The answer why SIJ block has limited value as a diagnostic criteria comes from Berthelot et al’s (3) study. Berthelot et al reported that effects of two consecutive blocks are identical in only 60% of cases, and the anesthetic diffuses out of the joint in 61% of cases, often coming into contact with the sheaths of the adjacent nerve trunks or roots, including the lumbosacral trunk (which may contribute to pain in the groin or thigh) and the L5 and S1 nerve roots (3). These partly explain the limited specificity of SIJ block for the diagnosis of SIJS and the discordance between the pain elicited by the arthrography injection and the response to the block.

This report by Berthelot et al also reveals that the failure of the prevocational tests or anesthetic block is partly due to that fact that extra-articular ligaments contribute to the genesis of pain believed to originate within the SIJs. For example, studies by Vleeming et al (7), Mc Grath et al (8) reveal long posterior sacroiliac ligament is responsible for pain in patients with non-specific low back pain.
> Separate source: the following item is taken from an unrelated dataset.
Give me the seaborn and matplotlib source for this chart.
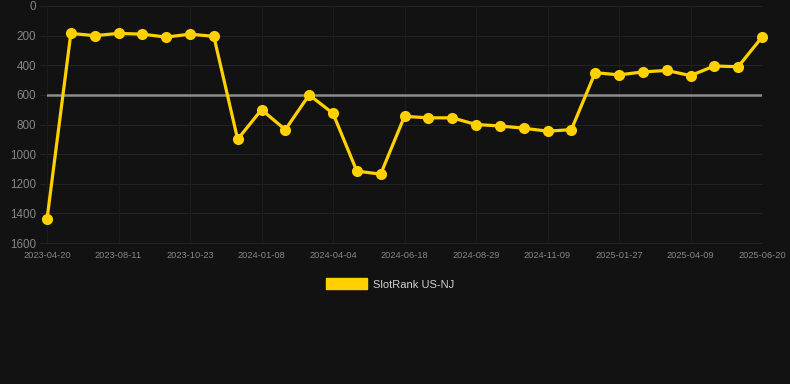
import numpy as np
import pandas as pd
import seaborn as sns
import matplotlib.pyplot as plt
from matplotlib.patches import Patch

# data (rank, lower is better)
dates = [
    '2023-04-20', '2023-06-01', '2023-07-10',
    '2023-08-11', '2023-09-05', '2023-09-28',
    '2023-10-23', '2023-11-15', '2023-12-10',
    '2024-01-08', '2024-02-05', '2024-03-05',
    '2024-04-04', '2024-04-30', '2024-05-24',
    '2024-06-18', '2024-07-12', '2024-08-05',
    '2024-08-29', '2024-09-22', '2024-10-16',
    '2024-11-09', '2024-12-05', '2025-01-01',
    '2025-01-27', '2025-02-20', '2025-03-16',
    '2025-04-09', '2025-05-03', '2025-05-27',
    '2025-06-20',
]
ranks = [
    1440, 185, 200, 185, 190, 210, 190, 205,
    900, 700, 835, 600, 725, 1115, 1135,
    745, 755, 755, 800, 810, 825, 845, 835,
    450, 465, 445, 435, 470, 405, 410, 210,
]
series_name = 'SlotRank US-NJ'
ref_level = 600

bg = '#121212'
gold = '#FFD100'
tick_col = '#858585'

sns.set_theme(style='dark')
plt.rcParams['font.family'] = ['Liberation Sans', 'DejaVu Sans']

df = pd.DataFrame({'idx': np.arange(len(dates)), 'date': dates, 'rank': ranks})

fig = plt.figure(figsize=(7.9, 3.84), dpi=100, facecolor=bg)
ax = fig.add_axes([47 / 790, 1 - 243 / 384, 715 / 790, 237 / 384])
ax.set_facecolor(bg)

# grid: horizontal lines poke out a little to the left like chart.js ticks
for y in range(0, 1601, 200):
    ax.plot([-0.3, len(dates) - 1], [y, y], color='#232323', lw=0.8, zorder=0, clip_on=False)
for x in range(0, len(dates), 3):
    ax.axvline(x, color='#1c1c1c', lw=0.8, zorder=0)

ax.axhline(ref_level, color='#8c8c8c', lw=1.8, zorder=1)

sns.lineplot(data=df, x='idx', y='rank', ax=ax, color=gold, lw=2.3,
             marker='o', markersize=8, markeredgewidth=0,
             markerfacecolor=gold, zorder=3, clip_on=False)

ax.set_xlim(0, len(dates) - 1)
ax.set_ylim(1600, 0)
ax.set_yticks(range(0, 1601, 200))
ax.set_yticklabels([str(v) for v in range(0, 1601, 200)], fontsize=8.4, color=tick_col)
ax.set_xticks(range(0, len(dates), 3))
ax.set_xticklabels(dates[::3], fontsize=6.7, color=tick_col)
ax.tick_params(axis='y', length=0, pad=8)
ax.tick_params(axis='x', length=0, pad=6)
ax.set_xlabel('')
ax.set_ylabel('')
for s in ax.spines.values():
    s.set_visible(False)

handle = Patch(facecolor=gold, edgecolor=gold)
fig.legend([handle], [series_name], loc='center', bbox_to_anchor=(390 / 790, 1 - 284 / 384),
           frameon=False, fontsize=8, labelcolor='#d0d0d0',
           handlelength=3.7, handleheight=1.1, handletextpad=0.5)

fig.savefig('out.png', dpi=100, facecolor=bg)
However Berthelot et al have reported the SIJ ligament which either lock or in allow motion of the SIJ are responsible for pain originating from SIJ. These ligaments are
1. The expansion of the iliolumbar ligaments
2. The dorsal and ventral sacroiliac ligaments
3. The sacrospinous ligaments and
4. The sacrotuberous ligaments

Predictive value of provocative sacroiliac joint stress maneuvers in the diagnosis of sacroiliac joint syndromes:
To prove SIJ block is better diagnostic criteria than SIJ physical provocative maneuver, Slipman et al (4) considered 3 tests. Out of these 3 the most conspicuous are
1. Patrick’s FABER test
2. Tenderness in sacral sulcus
The test battery used by Slipman et al to confirm a positive provocative SIJ test found out 50 patients in their study. When they are tested by SIJ block (patients who had more than 80% pain reduction in VAS by the block was considered a positive SIJ block) they found only 30 out of these 50 patients had positive response to SIJ block. So according to Slipman et al predictive value of SIJ provocative test is around 60%. Hence provocative SIJ maneuvers do not confirm a diagnosis of SIJS. Rather, these physical examination techniques can, at best, enter SIJS into the differential diagnosis.

U.S. Preventive Services Task Force (USPSTF) criteria for SIJ
1. For diagnostic interventions
The outcome criteria include at least 50% pain relief coupled with a patient's ability to perform previously painful maneuvers with sustained relief using placebo-controlled or comparative local anesthetic blocks.
2. For therapeutic purposes
*Outcomes include significant pain relief and improvement in function and other parameters.
**Short-term relief for therapeutic interventions was defined as 6 months or less, whereas long-term effectiveness was defined as greater than 6 months.

Management
Conservative management includes

1. Manual medicine techniques
2. Pelvic stabilization exercises to allow dynamic postural control
3. Muscle balancing of the trunk and lower extremities

Interventional treatments include
1. Intra-articular joint injections
2. Radiofrequency neurotomy
3. Prolotherapy
4. Cryotherapy
5. Surgical treatment.

Intraarticular injections, and radiofrequency neurotomy have been described as therapeutic measures(6). The evidence for intra-articular injections and radiofrequency neurotomy has been shown to be limited in managing sacroiliac joint pain (2,6). Glucocorticoids may diffuse better than anesthetics within these ligaments hence instead of anesthetic blocks, hence Glucocorticoids should be better therapeutic agent. Furthermore, joint fusion (arthrodesis) may result in ligament unloading to reduce pain(3).

References:
1. Weksler N et al; Arch Orthop Trauma Surg. 2007 Dec;127(10):885-8. Epub 2007 Sep 8.
2. Forst SL et al; Pain Physician. 2006 Jan;9(1):61-7.

3. Berthelot JM et al; Joint Bone Spine. 2006 Jan;73(1):17-23.
4. Slipman CW et al; Arch Phys Med Rehabil. 1998 Mar;79(3):288-92.

5. Rupert MP et al; Pain Physician. 2009 Mar-Apr;12(2):399-418.

6. Hansen HC et al; Pain Physician. 2007 Jan;10(1):165-84.
7. McGrath MC et al; Surg Radiol Anat. 2005 Nov;27(4):327-30. Epub 2005 Nov 9.

8. Vleeming A et al; Spine (Phila Pa 1976). 1996 Mar 1;21(5):556-62.